The controversy over using artificial intelligence (AI) for creative writing has sparked debate in the literary world. At SUNY Oswego, the creative writing faculty are a small example of this split over whether to include AI in their lessons.
Stephanie Pritchard, a creative writing professor and tutor at the university writing center, contributed to a SUNY-wide guide to educators on how to integrate AI into their teaching. She was at first nervous about AI when she learned about its capabilities, but eventually warmed up to it as a “brainstorming tool.”
“With any big changes come a lot of trepidation and uncertainty,” Pritchard said.
She and economics professor John Kane are working on a symposium in May to address the topic of AI in higher education.
Pritchard, whose specialty is in poetry, uses AI to come up with writing prompts for her students. She found that the AI prompts prevent her from “falling into a rhythm” of the same assignments each semester.
But Jessie Moore, another creative writing professor, disagrees. She bans any use of generative AI in her classes.
“In creative writing, I think it’s really important that I teach my students how to brainstorm, rather than asking them to use technology to do that,” Moore said.
She experimented with a chatbot by asking it to write in the voice of writers like Roxane Gay, Lindy West and David Sedaris.
The results shocked her; the resemblances were uncanny.
While she does have concerns over the use of AI to cheat and plagiarize, she said her primary concern is “the fact that it even exists in the first place,” since AI programs often use unlicensed copyrighted material.
“Creative writing to me is about being creative, which to me begins even at the generative point,” Moore said.
To Pritchard, hesitance from professors like Moore over integrating AI is completely fine.
“The nice thing I think about being in higher education is that we have the choice about how much or little we want to,” Pritchard said.
Still, she believes that learning how to use AI will be “the next Microsoft Word” when it comes to skills for the workplace.
“They’re not going anywhere, and I think we as educators need to acknowledge that they exist,” she said. “I personally believe that I should teach my students how to use the tools effectively because chances are in five years from now one of the qualifications for getting an entry-level job is going to be something like [to] be proficient in some sort of generative AI tool.”
But both Pritchard and Moore said they observed that their creative writing students generally resisted using AI. They agreed that those students tended to prefer their own writing to chatbot writing.

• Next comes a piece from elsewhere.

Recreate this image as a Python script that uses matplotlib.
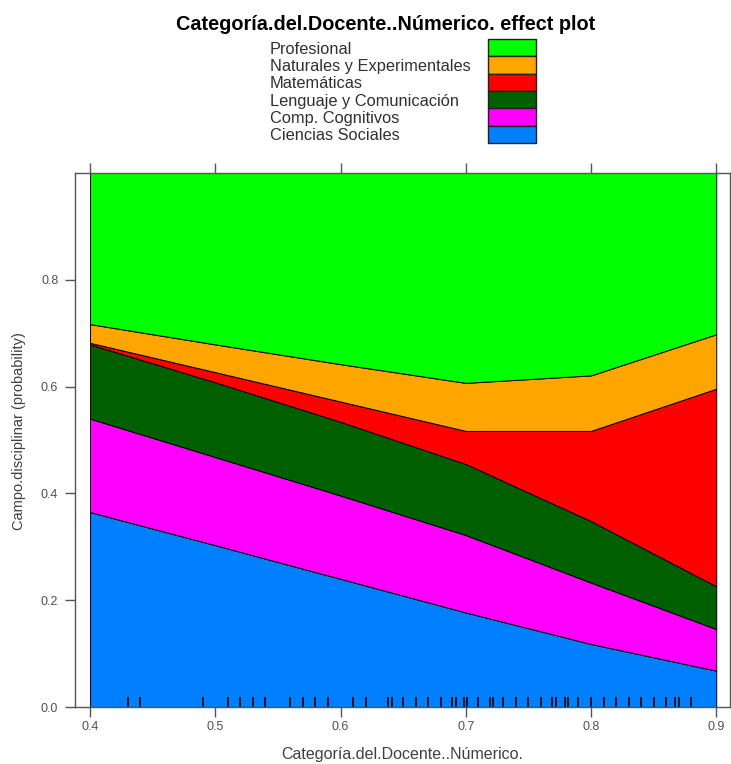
import numpy as np
import matplotlib
matplotlib.use("Agg")
import matplotlib.pyplot as plt
from matplotlib.patches import Rectangle

plt.rcParams['font.family'] = ['Liberation Sans', 'DejaVu Sans']

# valores del predictor (grilla del effect plot)
x_vals = [0.4, 0.5, 0.6, 0.7, 0.8, 0.9]

# probabilidades por categoría (de abajo hacia arriba en el apilado)
p_ciencias = [0.365, 0.303, 0.240, 0.177, 0.118, 0.068]
p_comp = [0.175, 0.165, 0.156, 0.145, 0.115, 0.078]
p_lenguaje = [0.139, 0.140, 0.138, 0.133, 0.115, 0.080]
p_matematicas = [0.003, 0.019, 0.038, 0.062, 0.169, 0.370]
p_naturales = [0.035, 0.052, 0.070, 0.090, 0.104, 0.102]
p_profesional = [0.283, 0.321, 0.358, 0.393, 0.379, 0.302]

categorias = ["Ciencias Sociales", "Comp. Cognitivos", "Lenguaje y Comunicación",
              "Matemáticas", "Naturales y Experimentales", "Profesional"]
colores = ["#0080FF", "#FF00FF", "#006000", "#FF0000", "#FFA500", "#00FF00"]

# rug de observaciones
rug_x = [0.43, 0.44, 0.49, 0.51, 0.52, 0.53, 0.54, 0.56, 0.57, 0.58, 0.59,
         0.61, 0.62, 0.638, 0.641, 0.65, 0.66, 0.67, 0.68, 0.689, 0.692,
         0.699, 0.701, 0.71, 0.719, 0.722, 0.73, 0.74, 0.75, 0.76, 0.769,
         0.772, 0.779, 0.782, 0.79, 0.80, 0.81, 0.82, 0.83, 0.84, 0.85,
         0.86, 0.867, 0.87, 0.88]

y_ticks = [0.0, 0.2, 0.4, 0.6, 0.8]
x_ticks = [0.4, 0.5, 0.6, 0.7, 0.8, 0.9]

fig = plt.figure(figsize=(7.31, 7.64), dpi=100)
ax = fig.add_axes([75 / 731, 1 - 707 / 764, 655 / 731, 534 / 764])

series = [p_ciencias, p_comp, p_lenguaje, p_matematicas, p_naturales, p_profesional]
ax.stackplot(x_vals, *series, colors=colores, edgecolor="black", linewidth=0.7)
ax.vlines(rug_x, 0, 0.019, color="black", linewidth=1.2)

ax.set_xlim(0.388, 0.911)
ax.set_ylim(0, 1)
ax.set_xticks(x_ticks)
ax.set_yticks(y_ticks)
ax.set_xticklabels([f"{v:.1f}" for v in x_ticks])
ax.set_yticklabels([f"{v:.1f}" for v in y_ticks])
ax.tick_params(direction="out", length=7, width=1, colors="#555555",
               labelcolor="#505050", labelsize=9, top=True, right=False,
               labeltop=False)
ax.tick_params(axis="x", pad=3)
ax.tick_params(axis="y", pad=5)
for s in ax.spines.values():
    s.set_color("#555555")
    s.set_linewidth(1)

ax.set_xlabel("Categoría.del.Docente..Númerico.", fontsize=11.5, color="#404040")
ax.set_ylabel("Campo.disciplinar (probability)", fontsize=10.5, color="#404040")
ax.xaxis.set_label_coords(0.5, -0.075)
ax.yaxis.set_label_coords(-0.075, 0.517)

fig.text(386 / 731, 1 - 25 / 764, "Categoría.del.Docente..Númerico. effect plot",
         ha="center", va="center", fontsize=14.3, fontweight="bold", color="black")

# leyenda manual
row_h = 17.33
top_px = 39
for i, (lab, col) in enumerate(zip(categorias[::-1], colores[::-1])):
    y0 = top_px + i * row_h
    fig.text(270 / 731, 1 - (y0 + row_h / 2 + 1.5) / 764, lab, ha="left", va="center",
             fontsize=11.8, color="#303030")
    fig.patches.append(Rectangle((488 / 731, 1 - (y0 + row_h) / 764), 48 / 731, row_h / 764,
                                 transform=fig.transFigure, facecolor=col,
                                 edgecolor="#202020", linewidth=1))

fig.savefig("out.png", dpi=100)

“It’s thinking about, ‘OK now there’s this tool who can—that can do something that I can do about a bazillion times faster,’” Pritchard said. “‘And does that mean that I’m still going to have a job?’”
Moore noticed students nodded enthusiastically when she brought up her generative AI ban at the start of her classes.
“I have a really high confidence that the majority of my students are interested in the art they are pursuing,” Moore said, “Or they wouldn’t be in the class.”
Pritchard noted that in her English composition classes, however, students were more willing to learn how to use AI tools to be “stronger writers.”
Michael Murphy, an English professor who serves on the SUNY Council on Writing, said that his students “confirmed [his] sense of the sort of limits of AI, at least in this moment.”
“You actually need to be a fairly good writer to sort of use it well,” Murphy said. “AI complicated the process for [my students] more than it helped them.”
Maura McCloskey, a creative writing major, saw how the rise of AI affected her friends who were artists.
“Some people genuinely think they’re creating something with it and I think that’s either misguided or hedonistic,” McCloskey said. “Some people think it can be used as a tool and I think in the right hands in the right mind that’s an understandable mindset. But I think that in the current climate it’s going too far.”
Courtney Wood, an English major, said she likes AI as a tool.
“It was really interesting just seeing the words unravel,” Wood said. Still, she does not think it can replace human creativity.
While the AI debate has sparked varied opinions on how the technology would affect education and literacy, the debate is not unprecedented. In fact, Murphy noted that debates on what constituted cheating date back to ancient times.
“Once upon a time it was considered cheating to write.” Murphy cited Plato, who argued that by writing instead of remembering information, people would “cease to exercise memory because they rely on that which is written.”